Monday, January 30, 2012

I don't think she gets it

Tonight M and I had "the talk."

No, not that talk.  The one about money and credit cards and fiscal responsibility.

Foolishly I thought she knew a lot of this stuff already.  I mean, she took Econ in high school -- don't they cover credit and APR and finance charges?  I seem to remember that she did a unit where she had to choose a job, figure out how much money she would make, and then budget so she could afford housing, a car payment, food, and other necessities, along with a few treats.  She got a B in the class, so I assumed she understood the general concept of earning, spending, saving and most importantly, living within one's means.

WRONG!  WRONG!  WRONG!  Sooo wrong.

M's credit card bill is due on the 1st.  This month the new balance she owes is over $600.  Unfortunately the amount of money in her checking account is just a little more than $300.  She also has a second bank account, but that combined balance in checking and savings is less than $50.  Clearly she does not have enough money to pay her balance in full.

So, what should she do?  What should I do? 

M worked over Christmas break and she earned a decent amount of money, some of which is still due her.  But basically she spent every penny she earned.  She paid cash for some of her purchases and indulgences, but mostly she used her charge card.  Now that the bill needs to be paid, her earnings are gone and the opportunity to earn more money is several months away.

I explained what most people have to do when their credit card balance exceeds their ability to pay it in full.  She didn't say much, but I think she understood how finance charges would increase the amount of money she owed, even if she never used her card for another purchase.  However, I don't think she had a clue how quickly her balance due would grow if she delayed paying it off.

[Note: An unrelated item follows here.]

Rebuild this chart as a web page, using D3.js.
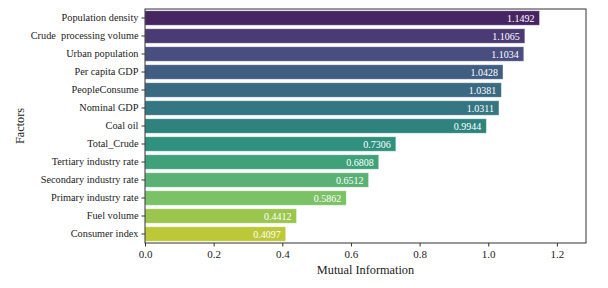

What bothered me the most was M's assumption that her father and I would just pay what she couldn't.  She assured me she would eventually pay me back, but I have to admit that I won't be holding my breath over that "promise."  Several times this summer she wanted to buy something but she didn't have her wallet with her.  She asked me to pay for the item(s) with the promise that she would pay me back.  I have never seen any of the money that she owes me, and she has never acknowledged that she still owes me close to $200.

So tonight, against my better judgment, I did agree to pay the more than $300 that M owes this month on her Chase card.  I told her that I would keep track of how much money she owed, and I stressed that her father and I would expect her to pay us back when she is working again.

I hope M does pay us back, but more than anything, I hope she learns to reign in her impulse spending and budget her money wisely.  Even if the day comes when M has an ample amount of money, it would be nice if she was able to be responsible enough to live within her means.